Otherwise, another phenomenon shown in Fig. 2 is that the results obtained by the three compared algorithms fluctuate heavily in different time slots. This is caused by the trend of new arrival VM requests to the data center. The number of VM requests submitted to the data center in each time slot is presented in Fig. 3. It can be seen easily that the number of active physical servers in each time slot has almost the same trend with the new arrival VM requests to the data center.

Fig. 3
figure 3

Number of new arrival VM requests in each time slot

5.2.2 VM Migration

Generally, the VM migration related metrics are the total number of migrated VMs (TMV) in the whole experimental period, the total migration cost and the average migration cost. The total number of migrated VMs in the whole period equals the sum of migrated VMs in each time slot and so does the total migration cost. The average migration cost is the total migration cost divided by the total number of migrated VMs. These three metrics is mainly used to analysis the negative effective of VM migrations of different algorithms.

Table 2 shows the results of the three studied metrics obtained by the three compared algorithms during the whole experimental period. It can be seen that, the values of the three metrics obtained by MVC algorithm and IGGA algorithm are near the same and both of the two algorithms can both perform well on the three metrics. Specially, the results of TMV, total MC and average MC obtained by MVC algorithm are 13.6%, 41.7% and 32.7% respectively smaller than these of ESCP algorithm, which means that the proposed MVC algorithm can guarantee a relatively low impact on the performance of the cloud data center during the process of VM consolidations. The reasons are as follows: firstly, when choosing VMs to be migrated in HS-Removing step, the proposed MVC algorithm takes the factor of remaining runtime into account and if the remaining runtime of a selected VM is less than one time slot, then MVC algorithm doesn’t migrate it, and thus can reduce some unnecessary migrations; secondly, when there is a need to migrate VM, the proposed MVC algorithm choose the VM with lowest migration cost from eligible VMs; however, ESCP algorithm selects the migrated VM with maximum occupied CPU/memory resource to avoid frequent SLA violation, and thus the average MC obtained by MVC algorithm is 44.6% lower than that obtain by ESCP algorithm.
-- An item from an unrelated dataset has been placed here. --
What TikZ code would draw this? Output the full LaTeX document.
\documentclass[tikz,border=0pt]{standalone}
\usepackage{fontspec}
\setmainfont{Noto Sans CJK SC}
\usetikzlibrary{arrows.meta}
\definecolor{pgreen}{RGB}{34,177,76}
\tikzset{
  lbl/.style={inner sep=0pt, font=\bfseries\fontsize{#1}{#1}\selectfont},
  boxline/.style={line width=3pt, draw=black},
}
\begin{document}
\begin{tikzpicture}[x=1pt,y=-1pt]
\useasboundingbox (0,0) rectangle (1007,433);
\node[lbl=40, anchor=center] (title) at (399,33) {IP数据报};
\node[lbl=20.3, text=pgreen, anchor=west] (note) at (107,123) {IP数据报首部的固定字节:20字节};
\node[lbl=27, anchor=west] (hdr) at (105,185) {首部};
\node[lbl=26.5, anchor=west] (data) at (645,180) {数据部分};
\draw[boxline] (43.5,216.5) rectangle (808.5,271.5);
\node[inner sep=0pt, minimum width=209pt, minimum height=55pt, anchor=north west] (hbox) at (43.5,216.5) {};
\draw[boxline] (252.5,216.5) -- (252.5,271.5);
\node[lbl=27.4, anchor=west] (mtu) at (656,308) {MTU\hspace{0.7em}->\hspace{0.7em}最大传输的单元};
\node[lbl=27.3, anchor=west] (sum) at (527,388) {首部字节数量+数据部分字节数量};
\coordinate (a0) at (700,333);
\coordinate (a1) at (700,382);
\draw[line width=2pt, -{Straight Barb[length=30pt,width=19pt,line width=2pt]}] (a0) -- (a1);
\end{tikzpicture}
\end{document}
Therefore, considering the impacts of remaining runtime and migration cost in choosing VMs to be migrated can effectively avoid unnecessary migration and reduce additional negative influences caused by VM migrations during the process of VM consolidation.
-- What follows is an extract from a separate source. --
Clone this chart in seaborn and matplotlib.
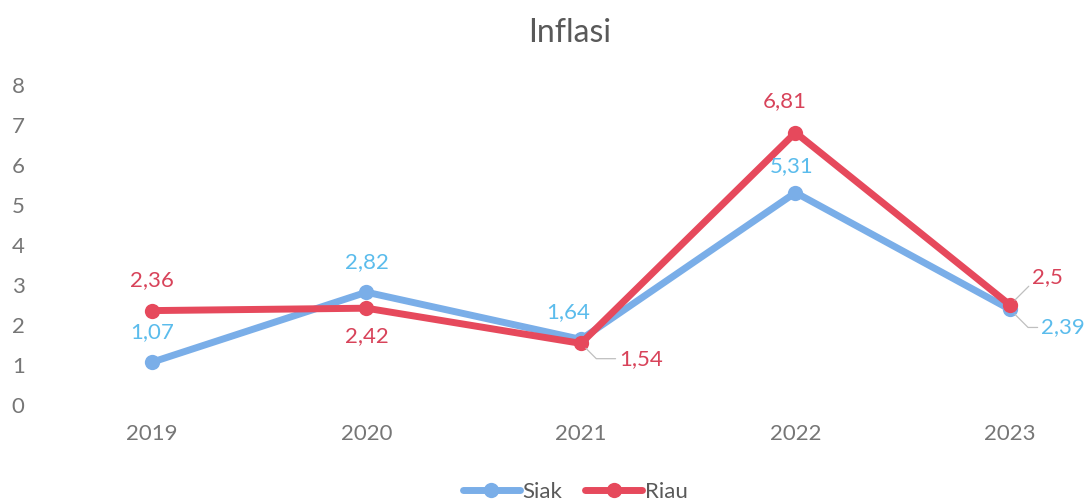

Table 2 Results obtained by different algorithms during the whole period (12 h)

5.2.3 SLA Violation Percentage (SVP)

SVP is the percentage of SLA violation time in the whole period and can be calculated by the total SLA violation time of all hot physical servers divided to the total running time of all active physical servers in the whole period T, which can be given by Eq. (11). The smaller the value is, the lower time that a physical server violates SLA.

$$ SVP = \frac{{\sum\nolimits_{t = 1}^{|T|} {\sum\nolimits_{j = 1}^{m(t)} {SLA_{j} (t)} } }}{{\sum\nolimits_{t = 1}^{|T|} {m(t)} }} $$
(11)

In the conducted experiments, the whole period T is divided to |T| time slots with equal length. Thus, in Eq. (11), the length of SLA violation for each physical servers equals to the times of the server’s violating SLA.

Table 3 shows the results of SVP obtained by the compared algorithms during the whole experimental period. It can be seen that IGGA algorithm violates SLA more frequently than the other two algorithms and the SLA violation percentage is up to 5.62%. This is because IGGA algorithm doesn’t consider the factor of service level agreement and allows a hot server executes workloads out of its proceeding capacities, and thus will cause higher probability to violate SLA. While MVC algorithm and ESCP algorithm will invoke VM migration immediately once a physical server becomes a hot server and violates SLA. Moreover, in MVC algorithm, physical servers are permitted to violate SLA within a constrained range. The constraint is that the sustainable time of violating SLA for each physical server must not be longer than one time slot (1 min in experiments). With this constraint, once a physical server violate SLA, MVC algorithm firstly judges whether there is one or more VMs whose remaining runtimes are short than a time slot. If yes, this VM (or these VMs) can be completed within a time slot and the hot server will not violate SLA any longer. In this situation, the hot server can satisfy the SVP restrict, constraint C4 of the proposed optimization model (in Sect. 3.2), and there is no need to migrate any VM. That is why the SVP of the proposed MVC algorithm is slightly higher than that of ESCP algorithm.

Table 3 SLA violation percentage of different algorithms during the whole period (12 h)

6 Conclusions

Energy consumption has become one of the major concerns for the owners of CDCs. VM consolidation is seen as an effective approach to improve energy efficiency of CDCs, but it may depress the performance of migrated VMs, or even temporarily interrupting their services, during the migration period. As a result, these negative influences caused by VM migrations should not be ignored. Some studies focus on minimizing energy consumption while keeping the number of migrations as small as possible. However, these methods estimate the migration cost only in terms of the number of migrations and fail to take into account the inherent heterogeneity of costs caused by migrating different VMs. In order to decreasing the negative influences of VM migrations, this paper develops a MC-aware VM consolidation (MVC) algorithm by considering remaining runtime and migration cost when choosing VMs to be migrated, Simulation results show that, compared with some popular algorithms, MVC algorithm can decrease the migration cost and, at the same time guarantee the energy consumption within a certain low level.